Figure 3. Demonstration of RBM structure and sampling algorithm. A) Structure of the input graph for an Ising model type algorithm. The graph is fully connected, with no restrictions on the size or magnitude of the weight matrix. B) Mapping of the Ising model to an RBM. C) Parallel sampling layers.
- L. Supic, R. Naous, R. Sredojevic, A. Faust, and V. Stojanović, “MPDCompress – Matrix Permutation Decomposition Algorithm for Deep Neural Network Compression,” arXiv:1805.12085, May 2018.
- E. Yablonovitch, T. P. Xiao, and S. K. Vadlamani, “Classical Machines, for Solving the Toughest Problems in Computer Science,” in Frontiers in Optics + Laser Science APS/DLS, OSA Technical Digest (Optical Society of America, 2019), paper JTu4A.114, Sep 2019.
- M. Kellman, M. Lustig, L. Waller, “How to do Physics-based Learning,” arXiv:2005.13531, May 2020.
- K. Hakhamaneshi, N. Werblun, P. Abbeel, and V. Stojanovic, “BagNet: Berkeley Analog Generator with Layout Optimizer Boosted with Deep Neural Networks,” 2019 IEEE/ACM International Conference on Computer-Aided Design (ICCAD), Westminster, CO, USA, 2019, pp. 1-8, Jan 2020.

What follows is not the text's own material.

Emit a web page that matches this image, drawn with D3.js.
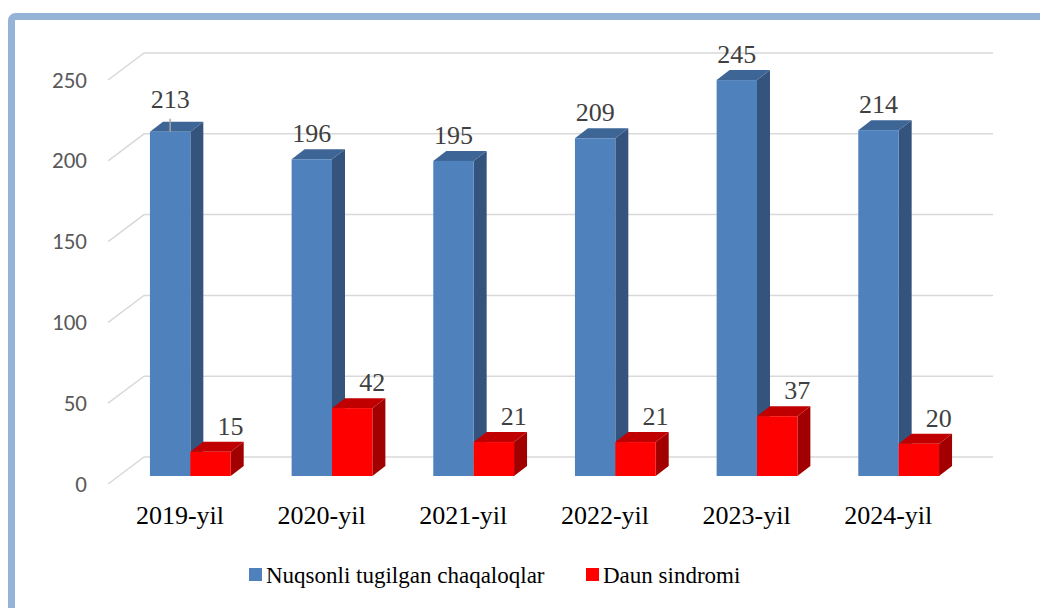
<!DOCTYPE html>
<html>
<head>
<meta charset="utf-8">
<script src="https://cdn.jsdelivr.net/npm/d3@7"></script>
<style>
  body { margin: 0; background: #fff; }
  svg { display: block; }
</style>
</head>
<body>
<div id="chart"></div>
<script>
var categories = ["2019-yil", "2020-yil", "2021-yil", "2022-yil", "2023-yil", "2024-yil"];
var seriesNames = ["Nuqsonli tugilgan chaqaloqlar", "Daun sindromi"];
var nuqsonli = [213, 196, 195, 209, 245, 214];
var daun = [15, 42, 21, 21, 37, 20];
var yTicks = [0, 50, 100, 150, 200, 250];

var width = 1040;
var height = 608;
var serif = "'Liberation Serif', 'Times New Roman', serif";
var sans = "Carlito, 'Liberation Sans', Arial, sans-serif";

// 3D offsets
var depth = { dx: 13, dy: -10 };      // bar depth
var wallBack = { dx: 24.6, dy: -19 }; // bar plane -> back wall
var wallFront = { dx: -10.4, dy: 8 }; // bar plane -> front floor edge

var colors = [
    { front: "#4F81BD", top: "#3D6595", side: "#34547D" },
    { front: "#FF0000", top: "#C00000", side: "#A20000" }
];

var svg = d3.select("#chart").append("svg")
    .attr("width", width)
    .attr("height", height);

function txt(sel, family, size) {
    return sel.style("font-family", family, "important")
        .style("font-size", size + "px", "important");
}

svg.append("rect")
    .attr("x", 11.5)
    .attr("y", 16.5)
    .attr("width", width + 20)
    .attr("height", height + 20)
    .attr("rx", 4)
    .attr("fill", "none")
    .attr("stroke", "#95B3D7")
    .attr("stroke-width", 7);

var x = d3.scaleBand()
    .domain(categories)
    .range([119.5, 969.5])
    .paddingInner(0.43)
    .paddingOuter(0.215);

var xs = d3.scaleBand()
    .domain(seriesNames)
    .range([0, x.bandwidth()]);

var y = d3.scaleLinear()
    .domain([0, 250])
    .range([476, 72]);

var x0 = x.range()[0], x1 = x.range()[1];

// gridlines: back wall + side wall
var grid = svg.append("g").attr("stroke", "#D9D9D9").attr("stroke-width", 1.5).attr("fill", "none");
yTicks.forEach(function(t) {
    var yb = y(t) + wallBack.dy;
    var xb = x0 + wallBack.dx;
    grid.append("path")
        .attr("d", "M" + (x0 + wallFront.dx - 1) + "," + (y(t) + wallFront.dy) +
            "L" + xb + "," + yb + "L" + (x1 + wallBack.dx - 1) + "," + yb);
});

// y axis labels
txt(svg.append("g").selectAll("text")
    .data(yTicks)
    .enter().append("text"), sans, 23)
    .attr("x", 87)
    .attr("y", function(d) { return y(d) + wallFront.dy + 7.5; })
    .attr("text-anchor", "end")
    .attr("fill", "#595959")
    .text(function(d) { return d; });

var data = [];
categories.forEach(function(c, i) {
    data.push({ c: c, s: 0, v: nuqsonli[i] });
    data.push({ c: c, s: 1, v: daun[i] });
});

var bars = svg.append("g");
data.forEach(function(d) {
    var bx = x(d.c) + xs(seriesNames[d.s]);
    var bw = xs.bandwidth();
    var top = y(d.v), base = y(0);
    var col = colors[d.s];
    var g = bars.append("g");
    g.append("path")
        .attr("d", "M" + (bx + bw) + "," + base + "L" + (bx + bw + depth.dx) + "," + (base + depth.dy) +
            "L" + (bx + bw + depth.dx) + "," + (top + depth.dy) + "L" + (bx + bw) + "," + top + "Z")
        .attr("fill", col.side);
    g.append("path")
        .attr("d", "M" + bx + "," + top + "L" + (bx + depth.dx) + "," + (top + depth.dy) +
            "L" + (bx + bw + depth.dx) + "," + (top + depth.dy) + "L" + (bx + bw) + "," + top + "Z")
        .attr("fill", col.top);
    g.append("rect")
        .attr("x", bx)
        .attr("y", top)
        .attr("width", bw)
        .attr("height", base - top)
        .attr("fill", col.front);
});

// data labels
data.forEach(function(d, i) {
    var bx = x(d.c) + xs(seriesNames[d.s]);
    var cx = bx + xs.bandwidth() / 2 + (d.s === 1 ? 20 : 0);
    var lift = (i === 0) ? 24 : 17;
    if (i === 0) {
        svg.append("line")
            .attr("x1", cx).attr("x2", cx)
            .attr("y1", y(d.v) - 13).attr("y2", y(d.v))
            .attr("stroke", "#A6A6A6").attr("stroke-width", 1.5);
    }
    txt(svg.append("text"), serif, 26)
        .attr("x", cx)
        .attr("y", y(d.v) - lift)
        .attr("text-anchor", "middle")
        .attr("fill", "#404040")
        .text(d.v);
});

// category labels
txt(svg.append("g").selectAll("text")
    .data(categories)
    .enter().append("text"), serif, 26)
    .attr("x", function(d) { return x(d) + x.bandwidth() / 2 + wallFront.dx; })
    .attr("y", 524)
    .attr("text-anchor", "middle")
    .attr("fill", "#000")
    .text(function(d) { return d; });

// legend
var legendX = [249, 586];
seriesNames.forEach(function(s, i) {
    svg.append("rect")
        .attr("x", legendX[i])
        .attr("y", 568)
        .attr("width", 13)
        .attr("height", 13)
        .attr("fill", colors[i].front);
    txt(svg.append("text"), serif, 23)
        .attr("x", legendX[i] + 17)
        .attr("y", 583)
        .attr("fill", "#000")
        .text(s);
});
</script>
</body>
</html>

- S. K. Vadlamani, T. P. Xiao, and E. Yablonovitch, “Physics Successfully Implements Lagrange Multiplier Optimization,” Proceedings of the National Academy of Sciences, vol. 117, no. 43, pp. 26639-26650, Oct 2020
- S. Patel, L. Chen, P. Canoza, and S. Salahuddin, “Ising Model Optimization Problems on a FPGA Accelerated Restricted Boltzmann Machine,” arXiv:2008.04436, Oct 2020.